*INSTRUCTION:* For this exercise, output only the lines between the "Generate a LaTeX" line and the "fill=RingVlop] (vlop) at" line, both of them included, and skip all pictures.

Charts and diagrams as code
■ ■ ■ ■ ■ ■ ■

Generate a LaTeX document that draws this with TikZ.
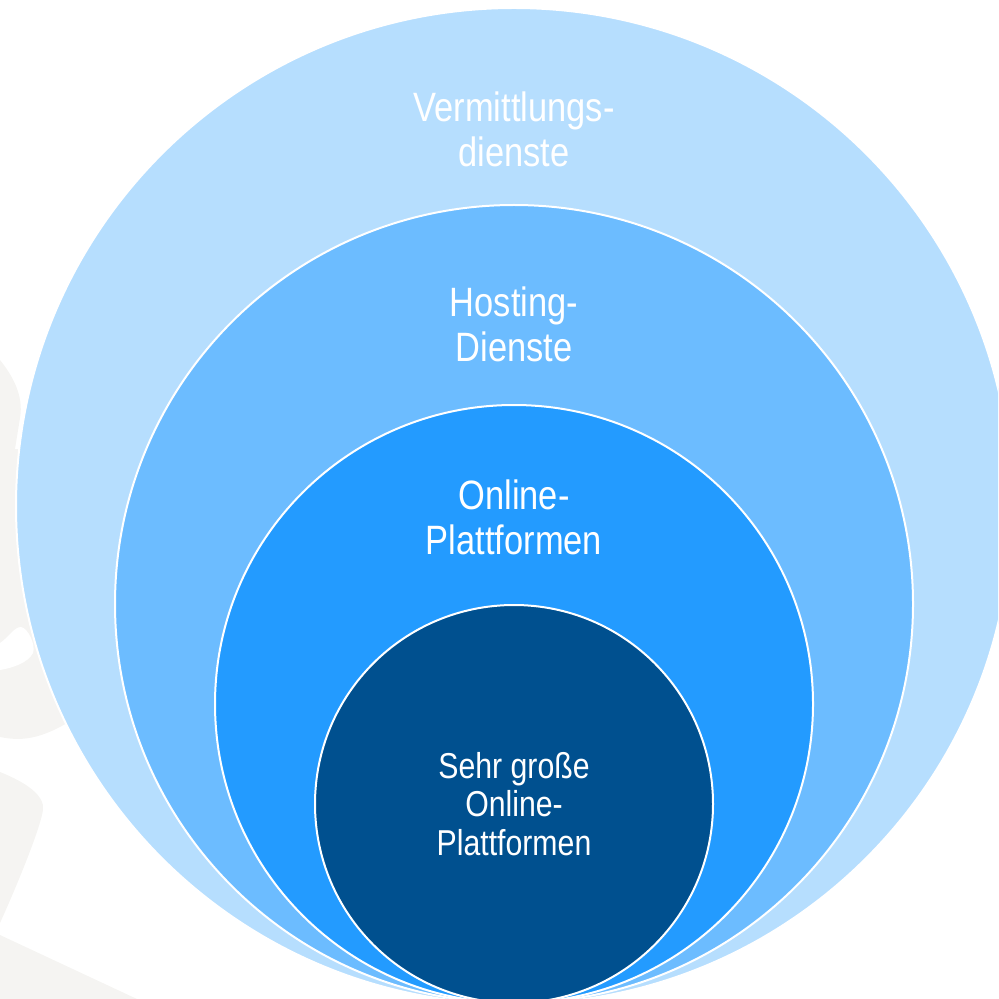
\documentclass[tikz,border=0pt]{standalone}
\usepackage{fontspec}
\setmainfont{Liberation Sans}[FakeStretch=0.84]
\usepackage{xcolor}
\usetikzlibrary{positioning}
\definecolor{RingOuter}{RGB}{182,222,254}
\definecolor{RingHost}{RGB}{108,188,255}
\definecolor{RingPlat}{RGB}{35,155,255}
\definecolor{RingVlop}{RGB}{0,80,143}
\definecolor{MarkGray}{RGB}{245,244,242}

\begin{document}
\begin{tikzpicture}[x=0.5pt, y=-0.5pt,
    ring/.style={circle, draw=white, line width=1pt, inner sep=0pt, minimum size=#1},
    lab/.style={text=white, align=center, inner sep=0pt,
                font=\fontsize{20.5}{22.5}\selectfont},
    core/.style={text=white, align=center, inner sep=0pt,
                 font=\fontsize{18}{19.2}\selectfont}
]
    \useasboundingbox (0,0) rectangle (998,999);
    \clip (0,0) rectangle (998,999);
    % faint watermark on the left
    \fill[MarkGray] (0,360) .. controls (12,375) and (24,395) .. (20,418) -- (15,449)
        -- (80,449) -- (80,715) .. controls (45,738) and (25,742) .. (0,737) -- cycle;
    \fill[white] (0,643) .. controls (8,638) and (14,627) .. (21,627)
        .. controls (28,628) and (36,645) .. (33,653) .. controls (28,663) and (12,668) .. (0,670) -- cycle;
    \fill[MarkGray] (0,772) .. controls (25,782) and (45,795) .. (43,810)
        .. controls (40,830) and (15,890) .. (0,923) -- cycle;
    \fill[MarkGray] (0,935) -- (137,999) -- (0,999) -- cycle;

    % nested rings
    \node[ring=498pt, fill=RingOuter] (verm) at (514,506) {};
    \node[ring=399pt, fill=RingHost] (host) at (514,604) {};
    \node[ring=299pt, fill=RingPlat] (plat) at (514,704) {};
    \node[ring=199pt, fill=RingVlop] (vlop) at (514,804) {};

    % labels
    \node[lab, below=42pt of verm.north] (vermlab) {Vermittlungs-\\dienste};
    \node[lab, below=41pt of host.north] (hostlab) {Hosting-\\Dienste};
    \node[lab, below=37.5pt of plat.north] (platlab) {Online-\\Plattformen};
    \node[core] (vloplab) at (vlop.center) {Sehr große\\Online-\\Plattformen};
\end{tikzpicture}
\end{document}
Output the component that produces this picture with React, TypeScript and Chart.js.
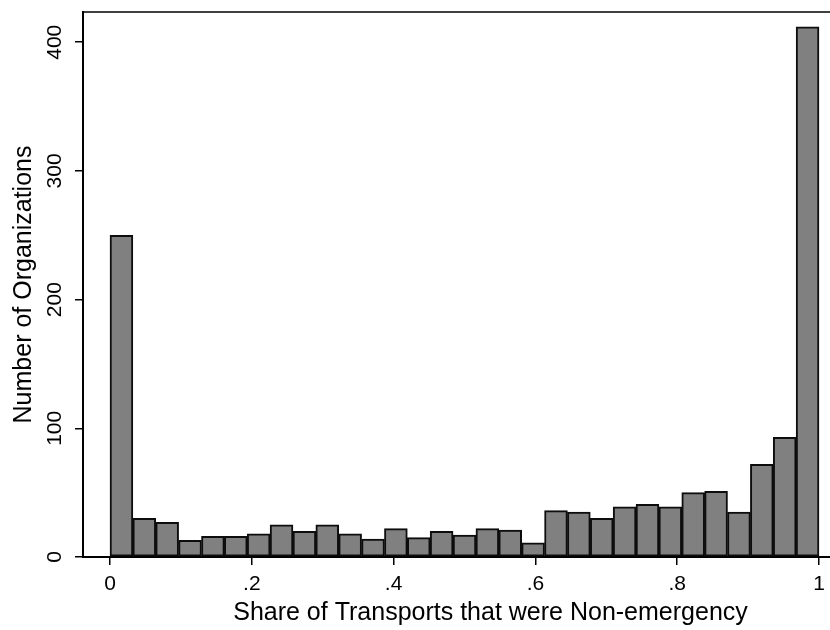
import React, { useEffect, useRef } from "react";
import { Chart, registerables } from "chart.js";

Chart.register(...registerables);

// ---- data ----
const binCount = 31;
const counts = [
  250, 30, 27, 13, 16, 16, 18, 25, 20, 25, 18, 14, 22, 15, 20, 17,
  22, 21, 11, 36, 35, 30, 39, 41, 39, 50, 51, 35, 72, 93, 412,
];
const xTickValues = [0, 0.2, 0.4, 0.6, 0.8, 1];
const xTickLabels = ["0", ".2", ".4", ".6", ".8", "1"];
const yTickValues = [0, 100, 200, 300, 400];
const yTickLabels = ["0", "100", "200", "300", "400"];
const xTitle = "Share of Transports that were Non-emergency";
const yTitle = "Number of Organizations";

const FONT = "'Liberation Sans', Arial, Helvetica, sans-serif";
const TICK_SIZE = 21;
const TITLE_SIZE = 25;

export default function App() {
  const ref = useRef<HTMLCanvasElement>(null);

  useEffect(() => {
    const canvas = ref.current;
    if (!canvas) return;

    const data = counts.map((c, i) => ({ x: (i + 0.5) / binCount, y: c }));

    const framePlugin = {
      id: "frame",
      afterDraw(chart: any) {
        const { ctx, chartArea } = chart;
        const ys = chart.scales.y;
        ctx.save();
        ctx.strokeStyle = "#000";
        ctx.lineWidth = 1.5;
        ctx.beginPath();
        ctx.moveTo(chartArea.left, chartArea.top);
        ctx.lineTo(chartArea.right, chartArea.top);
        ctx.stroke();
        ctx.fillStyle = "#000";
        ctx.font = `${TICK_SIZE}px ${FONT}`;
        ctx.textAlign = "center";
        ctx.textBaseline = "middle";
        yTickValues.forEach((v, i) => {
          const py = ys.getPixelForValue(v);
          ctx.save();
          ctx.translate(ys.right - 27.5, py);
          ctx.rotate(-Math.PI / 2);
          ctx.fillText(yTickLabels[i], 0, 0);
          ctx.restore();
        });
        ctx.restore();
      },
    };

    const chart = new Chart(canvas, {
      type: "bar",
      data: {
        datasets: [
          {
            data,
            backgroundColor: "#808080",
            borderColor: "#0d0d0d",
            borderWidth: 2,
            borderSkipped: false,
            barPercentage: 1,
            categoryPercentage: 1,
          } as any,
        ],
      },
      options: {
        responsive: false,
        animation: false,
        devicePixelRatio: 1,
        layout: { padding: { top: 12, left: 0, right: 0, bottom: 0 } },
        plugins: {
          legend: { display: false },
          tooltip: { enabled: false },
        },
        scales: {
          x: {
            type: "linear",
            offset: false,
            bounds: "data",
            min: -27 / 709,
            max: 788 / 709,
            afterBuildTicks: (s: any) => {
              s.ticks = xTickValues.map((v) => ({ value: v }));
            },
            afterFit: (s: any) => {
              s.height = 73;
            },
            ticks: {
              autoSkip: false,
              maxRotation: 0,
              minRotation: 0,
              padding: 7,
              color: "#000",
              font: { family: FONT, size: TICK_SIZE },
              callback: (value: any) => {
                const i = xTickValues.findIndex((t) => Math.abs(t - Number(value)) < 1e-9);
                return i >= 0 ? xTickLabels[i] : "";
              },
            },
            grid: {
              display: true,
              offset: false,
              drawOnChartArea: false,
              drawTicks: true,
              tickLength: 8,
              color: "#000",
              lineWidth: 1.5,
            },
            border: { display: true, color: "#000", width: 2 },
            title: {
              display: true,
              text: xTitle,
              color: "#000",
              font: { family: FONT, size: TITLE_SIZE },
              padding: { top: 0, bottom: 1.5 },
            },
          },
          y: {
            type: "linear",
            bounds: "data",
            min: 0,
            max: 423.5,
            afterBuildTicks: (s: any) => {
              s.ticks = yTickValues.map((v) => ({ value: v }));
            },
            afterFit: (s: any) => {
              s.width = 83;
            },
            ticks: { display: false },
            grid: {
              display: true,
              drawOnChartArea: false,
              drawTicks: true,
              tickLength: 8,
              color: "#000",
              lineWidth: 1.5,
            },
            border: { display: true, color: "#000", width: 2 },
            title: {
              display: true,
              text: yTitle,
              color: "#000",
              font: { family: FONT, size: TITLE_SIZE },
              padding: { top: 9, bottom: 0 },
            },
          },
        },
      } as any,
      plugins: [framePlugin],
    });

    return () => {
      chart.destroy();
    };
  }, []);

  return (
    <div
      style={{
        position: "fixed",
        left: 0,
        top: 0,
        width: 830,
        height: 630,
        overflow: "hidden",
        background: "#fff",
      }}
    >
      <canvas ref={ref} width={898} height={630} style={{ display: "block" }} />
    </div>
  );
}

■ ■ ■ ■ ■ ■ ■

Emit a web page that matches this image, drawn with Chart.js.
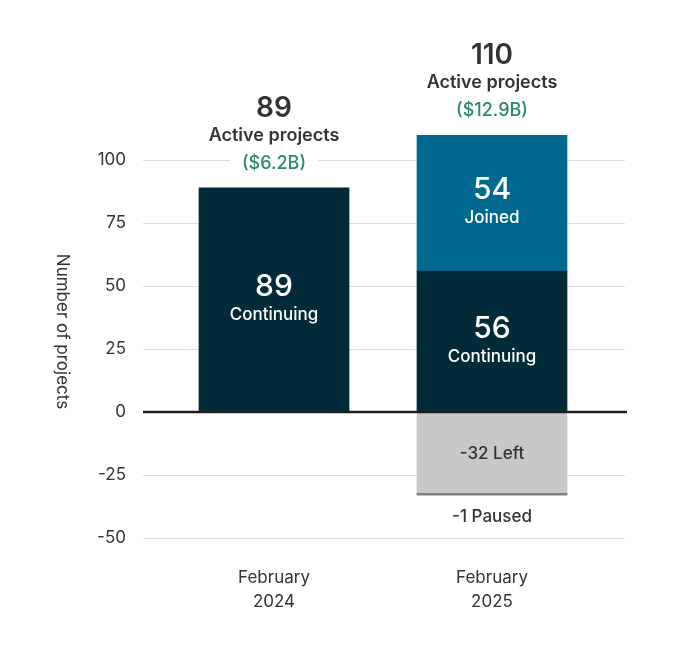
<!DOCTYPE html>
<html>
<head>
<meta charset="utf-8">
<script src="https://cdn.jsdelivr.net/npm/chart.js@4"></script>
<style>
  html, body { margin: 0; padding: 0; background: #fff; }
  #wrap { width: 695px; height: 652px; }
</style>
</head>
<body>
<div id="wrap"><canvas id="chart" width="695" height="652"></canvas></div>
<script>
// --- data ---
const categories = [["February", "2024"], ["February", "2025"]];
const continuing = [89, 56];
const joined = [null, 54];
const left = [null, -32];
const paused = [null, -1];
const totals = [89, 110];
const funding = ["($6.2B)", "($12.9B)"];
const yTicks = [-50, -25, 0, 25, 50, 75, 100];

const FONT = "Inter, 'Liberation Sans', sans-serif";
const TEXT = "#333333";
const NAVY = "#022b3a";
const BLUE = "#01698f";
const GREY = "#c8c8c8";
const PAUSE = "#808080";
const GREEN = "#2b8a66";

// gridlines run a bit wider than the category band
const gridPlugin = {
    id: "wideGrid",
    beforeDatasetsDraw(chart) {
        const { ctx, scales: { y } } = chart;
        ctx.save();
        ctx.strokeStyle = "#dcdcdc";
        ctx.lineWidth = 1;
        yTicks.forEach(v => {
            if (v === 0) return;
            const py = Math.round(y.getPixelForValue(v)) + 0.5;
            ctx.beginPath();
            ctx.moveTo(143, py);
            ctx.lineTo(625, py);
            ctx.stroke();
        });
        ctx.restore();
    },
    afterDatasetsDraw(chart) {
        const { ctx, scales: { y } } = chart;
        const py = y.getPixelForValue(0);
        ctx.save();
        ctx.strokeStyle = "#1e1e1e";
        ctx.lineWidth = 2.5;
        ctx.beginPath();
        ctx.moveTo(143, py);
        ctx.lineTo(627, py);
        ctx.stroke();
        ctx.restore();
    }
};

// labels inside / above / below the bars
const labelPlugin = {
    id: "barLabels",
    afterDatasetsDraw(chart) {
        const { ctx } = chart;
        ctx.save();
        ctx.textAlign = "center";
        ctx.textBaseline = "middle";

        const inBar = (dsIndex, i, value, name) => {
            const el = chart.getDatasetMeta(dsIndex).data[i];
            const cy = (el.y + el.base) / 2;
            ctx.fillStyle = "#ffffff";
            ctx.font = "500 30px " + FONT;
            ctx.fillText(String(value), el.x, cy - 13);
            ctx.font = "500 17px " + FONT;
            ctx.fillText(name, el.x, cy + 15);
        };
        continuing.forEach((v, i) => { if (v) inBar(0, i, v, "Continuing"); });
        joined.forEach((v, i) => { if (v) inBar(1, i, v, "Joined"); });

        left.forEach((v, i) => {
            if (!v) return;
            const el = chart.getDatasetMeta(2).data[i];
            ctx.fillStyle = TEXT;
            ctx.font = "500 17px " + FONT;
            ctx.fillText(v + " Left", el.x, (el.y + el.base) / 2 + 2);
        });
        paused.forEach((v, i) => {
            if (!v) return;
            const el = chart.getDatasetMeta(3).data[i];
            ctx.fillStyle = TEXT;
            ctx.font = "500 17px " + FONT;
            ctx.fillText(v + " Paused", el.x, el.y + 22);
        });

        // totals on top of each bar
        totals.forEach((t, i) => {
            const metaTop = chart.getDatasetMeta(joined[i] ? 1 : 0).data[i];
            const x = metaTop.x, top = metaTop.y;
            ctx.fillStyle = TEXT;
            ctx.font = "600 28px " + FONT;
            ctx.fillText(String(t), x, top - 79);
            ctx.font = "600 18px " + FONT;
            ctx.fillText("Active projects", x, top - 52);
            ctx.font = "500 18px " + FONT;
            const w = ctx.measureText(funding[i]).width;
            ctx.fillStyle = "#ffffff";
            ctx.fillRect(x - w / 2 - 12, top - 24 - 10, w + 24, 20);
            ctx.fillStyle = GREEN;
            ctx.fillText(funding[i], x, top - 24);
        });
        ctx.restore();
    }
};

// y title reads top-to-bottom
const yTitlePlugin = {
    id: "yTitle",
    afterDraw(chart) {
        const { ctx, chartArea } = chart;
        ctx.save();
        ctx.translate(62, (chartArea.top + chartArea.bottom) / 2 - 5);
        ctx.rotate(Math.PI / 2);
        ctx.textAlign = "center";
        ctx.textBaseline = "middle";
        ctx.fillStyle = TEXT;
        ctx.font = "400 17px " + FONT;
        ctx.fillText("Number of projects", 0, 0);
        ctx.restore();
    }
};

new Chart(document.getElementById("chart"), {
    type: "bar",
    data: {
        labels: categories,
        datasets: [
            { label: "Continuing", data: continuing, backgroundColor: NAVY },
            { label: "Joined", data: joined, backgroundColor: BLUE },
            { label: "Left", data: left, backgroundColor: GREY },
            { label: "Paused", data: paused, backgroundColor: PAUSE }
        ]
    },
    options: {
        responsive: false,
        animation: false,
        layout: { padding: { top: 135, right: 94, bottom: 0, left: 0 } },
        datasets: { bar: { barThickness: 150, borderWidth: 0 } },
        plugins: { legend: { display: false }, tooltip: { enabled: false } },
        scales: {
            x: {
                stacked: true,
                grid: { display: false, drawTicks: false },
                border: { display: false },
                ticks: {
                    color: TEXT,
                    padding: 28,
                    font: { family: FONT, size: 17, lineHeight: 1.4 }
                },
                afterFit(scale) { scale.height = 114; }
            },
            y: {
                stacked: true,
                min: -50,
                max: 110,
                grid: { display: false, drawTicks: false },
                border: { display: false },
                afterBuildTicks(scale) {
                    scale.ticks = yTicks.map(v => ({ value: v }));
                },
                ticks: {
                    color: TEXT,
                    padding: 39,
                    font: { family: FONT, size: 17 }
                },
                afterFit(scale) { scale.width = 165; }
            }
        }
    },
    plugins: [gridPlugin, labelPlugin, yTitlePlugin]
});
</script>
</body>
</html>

■ ■ ■ ■ ■ ■ ■

*OUTPUT:*
Generate a LaTeX document that draws this with TikZ.
\documentclass[tikz,border=0pt]{standalone}
\usepackage{fontspec}
\setmainfont{Liberation Sans}[FakeStretch=0.84]
\usepackage{xcolor}
\usetikzlibrary{positioning}
\definecolor{RingOuter}{RGB}{182,222,254}
\definecolor{RingHost}{RGB}{108,188,255}
\definecolor{RingPlat}{RGB}{35,155,255}
\definecolor{RingVlop}{RGB}{0,80,143}
\definecolor{MarkGray}{RGB}{245,244,242}

\begin{document}
\begin{tikzpicture}[x=0.5pt, y=-0.5pt,
    ring/.style={circle, draw=white, line width=1pt, inner sep=0pt, minimum size=#1},
    lab/.style={text=white, align=center, inner sep=0pt,
                font=\fontsize{20.5}{22.5}\selectfont},
    core/.style={text=white, align=center, inner sep=0pt,
                 font=\fontsize{18}{19.2}\selectfont}
]
    \useasboundingbox (0,0) rectangle (998,999);
    \clip (0,0) rectangle (998,999);
    % faint watermark on the left
    \fill[MarkGray] (0,360) .. controls (12,375) and (24,395) .. (20,418) -- (15,449)
        -- (80,449) -- (80,715) .. controls (45,738) and (25,742) .. (0,737) -- cycle;
    \fill[white] (0,643) .. controls (8,638) and (14,627) .. (21,627)
        .. controls (28,628) and (36,645) .. (33,653) .. controls (28,663) and (12,668) .. (0,670) -- cycle;
    \fill[MarkGray] (0,772) .. controls (25,782) and (45,795) .. (43,810)
        .. controls (40,830) and (15,890) .. (0,923) -- cycle;
    \fill[MarkGray] (0,935) -- (137,999) -- (0,999) -- cycle;

    % nested rings
    \node[ring=498pt, fill=RingOuter] (verm) at (514,506) {};
    \node[ring=399pt, fill=RingHost] (host) at (514,604) {};
    \node[ring=299pt, fill=RingPlat] (plat) at (514,704) {};
    \node[ring=199pt, fill=RingVlop] (vlop) at (514,804) {};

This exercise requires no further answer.